▶ [GOAL] Leave out the images; return the rest of the data exactly.

▶ [AVAILABLE DATA]
>>>
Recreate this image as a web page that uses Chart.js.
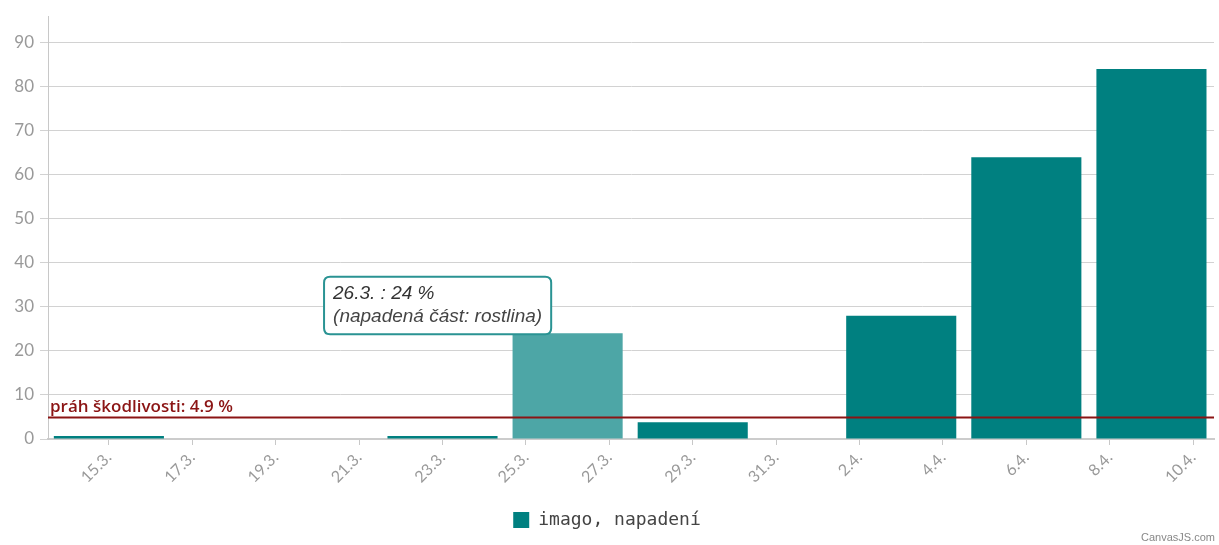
<!DOCTYPE html>
<html>
<head>
<meta charset="utf-8">
<script src="https://cdn.jsdelivr.net/npm/chart.js@4.4.0/dist/chart.umd.min.js"></script>
<style>
  html, body { margin: 0; padding: 0; background: #fff; }
  #wrap { position: relative; width: 1219px; height: 545px; }
  #credit { position: absolute; right: 4px; bottom: 2px; font: 11px "Liberation Sans", sans-serif; color: #888; }
</style>
</head>
<body>
<div id="wrap">
  <canvas id="chart" width="1219" height="545"></canvas>
  <div id="credit">CanvasJS.com</div>
</div>
<script>
// data
const dates = ['15.3.', '23.3.', '26.3.', '29.3.', '3.4.', '6.4.', '9.4.'];
const values = [0, 0, 24, 3.8, 28, 64, 84];
const tickLabels = ['15.3.', '17.3.', '19.3.', '21.3.', '23.3.', '25.3.', '27.3.',
  '29.3.', '31.3.', '2.4.', '4.4.', '6.4.', '8.4.', '10.4.'];
const seriesName = 'imago, napadení';
const threshold = 4.9;
const thresholdLabel = 'práh škodlivosti: 4.9 %';
const hoverIndex = 2; // bar shown with tooltip (26.3.)
const tooltipNote = '(napadená část: rostlina)';

const TEAL = '#008080';
const TEAL_HOVER = '#4da6a6';
const DARKRED = '#8b1414';

// day number counted from the first tick
function toDay(s) {
  const [d, m] = s.split('.').map(Number);
  return Math.round((Date.UTC(2021, m - 1, d) - Date.UTC(2021, 2, 15)) / 86400000);
}

const points = dates.map((d, i) => ({ x: toDay(d), y: values[i] }));
const tickDays = tickLabels.map(toDay);

// threshold line drawn over the bars
const thresholdPlugin = {
  id: 'threshold',
  afterDatasetsDraw(chart) {
    const { ctx, chartArea, scales } = chart;
    const y = scales.y.getPixelForValue(threshold);
    ctx.save();
    ctx.strokeStyle = DARKRED;
    ctx.lineWidth = 2;
    ctx.beginPath();
    ctx.moveTo(chartArea.left, y);
    ctx.lineTo(chartArea.right, y);
    ctx.stroke();
    ctx.fillStyle = DARKRED;
    ctx.font = '600 17px "Open Sans", sans-serif';
    ctx.textBaseline = 'bottom';
    ctx.fillText(thresholdLabel, chartArea.left + 2, y - 2);
    ctx.restore();
  }
};

Chart.Tooltip.positioners.leftOfBar = function (items) {
  if (!items.length) return false;
  const el = items[0].element;
  return { x: el.x - 130, y: el.y + 1 };
};

const chart = new Chart(document.getElementById('chart'), {
  type: 'bar',
  data: {
    datasets: [{
      label: seriesName,
      data: points,
      backgroundColor: values.map((_, i) => i === hoverIndex ? TEAL_HOVER : TEAL),
      borderWidth: 0,
      minBarLength: 3,
      categoryPercentage: 1,
      barPercentage: 1.32
    }]
  },
  options: {
    responsive: false,
    animation: false,
    events: [],
    layout: { padding: { top: 6, right: 5, left: 0, bottom: 6 } },
    scales: {
      x: {
        type: 'linear',
        offset: false,
        min: tickDays[0] - 1.46,
        max: tickDays[tickDays.length - 1] + 0.5,
        afterBuildTicks: (scale) => { scale.ticks = tickDays.map(v => ({ value: v })); },
        afterFit: (scale) => { scale.height = 62; },
        grid: { offset: false, drawOnChartArea: false, drawTicks: true, tickLength: 6, color: '#c8c8c8' },
        border: { display: true, color: '#cccccc', width: 2 },
        ticks: {
          autoSkip: false,
          minRotation: 45,
          maxRotation: 45,
          padding: 3,
          color: '#999',
          font: { family: 'Lato, sans-serif', size: 16 },
          callback: (v, i) => tickLabels[i]
        }
      },
      y: {
        min: 0,
        max: 96,
        afterFit: (scale) => { scale.width = 48; },
        grid: { color: '#d2d2d2', lineWidth: 1, drawTicks: true, tickLength: 8 },
        border: { display: true, color: '#c8c8c8', width: 1 },
        ticks: {
          stepSize: 10,
          includeBounds: false,
          padding: 6,
          color: '#999',
          font: { family: 'Lato, sans-serif', size: 17 }
        }
      }
    },
    plugins: {
      legend: {
        position: 'bottom',
        labels: {
          boxWidth: 16,
          boxHeight: 16,
          padding: 10,
          color: '#444',
          font: { family: '"DejaVu Sans Mono", monospace', size: 18 }
        }
      },
      tooltip: {
        animation: false,
        position: 'leftOfBar',
        xAlign: 'center',
        yAlign: 'bottom',
        caretSize: 0,
        caretPadding: 0,
        backgroundColor: '#fff',
        borderColor: '#2a9393',
        borderWidth: 2,
        cornerRadius: 6,
        padding: { left: 9, right: 9, top: 6, bottom: 6 },
        displayColors: false,
        titleColor: '#333',
        bodyColor: '#444',
        titleFont: { family: '"Liberation Sans", Arial, sans-serif', size: 19, style: 'italic', weight: 'normal' },
        bodyFont: { family: '"Liberation Sans", Arial, sans-serif', size: 19, style: 'italic', weight: 'normal' },
        titleMarginBottom: 0,
        callbacks: {
          title: (items) => dates[items[0].dataIndex] + ' : ' + values[items[0].dataIndex] + ' %',
          label: () => tooltipNote
        }
      }
    }
  },
  plugins: [thresholdPlugin]
});

chart.tooltip.setActiveElements([{ datasetIndex: 0, index: hoverIndex }], { x: 0, y: 0 });
chart.update();
</script>
</body>
</html>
<<<
▶ [RESULT]
Recreate this image as a web page that uses Chart.js.
<!DOCTYPE html>
<html>
<head>
<meta charset="utf-8">
<script src="https://cdn.jsdelivr.net/npm/chart.js@4.4.0/dist/chart.umd.min.js"></script>
<style>
  html, body { margin: 0; padding: 0; background: #fff; }
  #wrap { position: relative; width: 1219px; height: 545px; }
  #credit { position: absolute; right: 4px; bottom: 2px; font: 11px "Liberation Sans", sans-serif; color: #888; }
</style>
</head>
<body>
<div id="wrap">
  <canvas id="chart" width="1219" height="545"></canvas>
  <div id="credit">CanvasJS.com</div>
</div>
<script>
// data
const dates = ['15.3.', '23.3.', '26.3.', '29.3.', '3.4.', '6.4.', '9.4.'];
const values = [0, 0, 24, 3.8, 28, 64, 84];
const tickLabels = ['15.3.', '17.3.', '19.3.', '21.3.', '23.3.', '25.3.', '27.3.',
  '29.3.', '31.3.', '2.4.', '4.4.', '6.4.', '8.4.', '10.4.'];
const seriesName = 'imago, napadení';
const threshold = 4.9;
const thresholdLabel = 'práh škodlivosti: 4.9 %';
const hoverIndex = 2; // bar shown with tooltip (26.3.)
const tooltipNote = '(napadená část: rostlina)';

const TEAL = '#008080';
const TEAL_HOVER = '#4da6a6';
const DARKRED = '#8b1414';

// day number counted from the first tick
function toDay(s) {
  const [d, m] = s.split('.').map(Number);
  return Math.round((Date.UTC(2021, m - 1, d) - Date.UTC(2021, 2, 15)) / 86400000);
}

const points = dates.map((d, i) => ({ x: toDay(d), y: values[i] }));
const tickDays = tickLabels.map(toDay);

// threshold line drawn over the bars
const thresholdPlugin = {
  id: 'threshold',
  afterDatasetsDraw(chart) {
    const { ctx, chartArea, scales } = chart;
    const y = scales.y.getPixelForValue(threshold);
    ctx.save();
    ctx.strokeStyle = DARKRED;
    ctx.lineWidth = 2;
    ctx.beginPath();
    ctx.moveTo(chartArea.left, y);
    ctx.lineTo(chartArea.right, y);
    ctx.stroke();
    ctx.fillStyle = DARKRED;
    ctx.font = '600 17px "Open Sans", sans-serif';
    ctx.textBaseline = 'bottom';
    ctx.fillText(thresholdLabel, chartArea.left + 2, y - 2);
    ctx.restore();
  }
};

Chart.Tooltip.positioners.leftOfBar = function (items) {
  if (!items.length) return false;
  const el = items[0].element;
  return { x: el.x - 130, y: el.y + 1 };
};

const chart = new Chart(document.getElementById('chart'), {
  type: 'bar',
  data: {
    datasets: [{
      label: seriesName,
      data: points,
      backgroundColor: values.map((_, i) => i === hoverIndex ? TEAL_HOVER : TEAL),
      borderWidth: 0,
      minBarLength: 3,
      categoryPercentage: 1,
      barPercentage: 1.32
    }]
  },
  options: {
    responsive: false,
    animation: false,
    events: [],
    layout: { padding: { top: 6, right: 5, left: 0, bottom: 6 } },
    scales: {
      x: {
        type: 'linear',
        offset: false,
        min: tickDays[0] - 1.46,
        max: tickDays[tickDays.length - 1] + 0.5,
        afterBuildTicks: (scale) => { scale.ticks = tickDays.map(v => ({ value: v })); },
        afterFit: (scale) => { scale.height = 62; },
        grid: { offset: false, drawOnChartArea: false, drawTicks: true, tickLength: 6, color: '#c8c8c8' },
        border: { display: true, color: '#cccccc', width: 2 },
        ticks: {
          autoSkip: false,
          minRotation: 45,
          maxRotation: 45,
          padding: 3,
          color: '#999',
          font: { family: 'Lato, sans-serif', size: 16 },
          callback: (v, i) => tickLabels[i]
        }
      },
      y: {
        min: 0,
        max: 96,
        afterFit: (scale) => { scale.width = 48; },
        grid: { color: '#d2d2d2', lineWidth: 1, drawTicks: true, tickLength: 8 },
        border: { display: true, color: '#c8c8c8', width: 1 },
        ticks: {
          stepSize: 10,
          includeBounds: false,
          padding: 6,
          color: '#999',
          font: { family: 'Lato, sans-serif', size: 17 }
        }
      }
    },
    plugins: {
      legend: {
        position: 'bottom',
        labels: {
          boxWidth: 16,
          boxHeight: 16,
          padding: 10,
          color: '#444',
          font: { family: '"DejaVu Sans Mono", monospace', size: 18 }
        }
      },
      tooltip: {
        animation: false,
        position: 'leftOfBar',
        xAlign: 'center',
        yAlign: 'bottom',
        caretSize: 0,
        caretPadding: 0,
        backgroundColor: '#fff',
        borderColor: '#2a9393',
        borderWidth: 2,
        cornerRadius: 6,
        padding: { left: 9, right: 9, top: 6, bottom: 6 },
        displayColors: false,
        titleColor: '#333',
        bodyColor: '#444',
        titleFont: { family: '"Liberation Sans", Arial, sans-serif', size: 19, style: 'italic', weight: 'normal' },
        bodyFont: { family: '"Liberation Sans", Arial, sans-serif', size: 19, style: 'italic', weight: 'normal' },
        titleMarginBottom: 0,
        callbacks: {
          title: (items) => dates[items[0].dataIndex] + ' : ' + values[items[0].dataIndex] + ' %',
          label: () => tooltipNote
        }
      }
    }
  },
  plugins: [thresholdPlugin]
});

chart.tooltip.setActiveElements([{ datasetIndex: 0, index: hoverIndex }], { x: 0, y: 0 });
chart.update();
</script>
</body>
</html>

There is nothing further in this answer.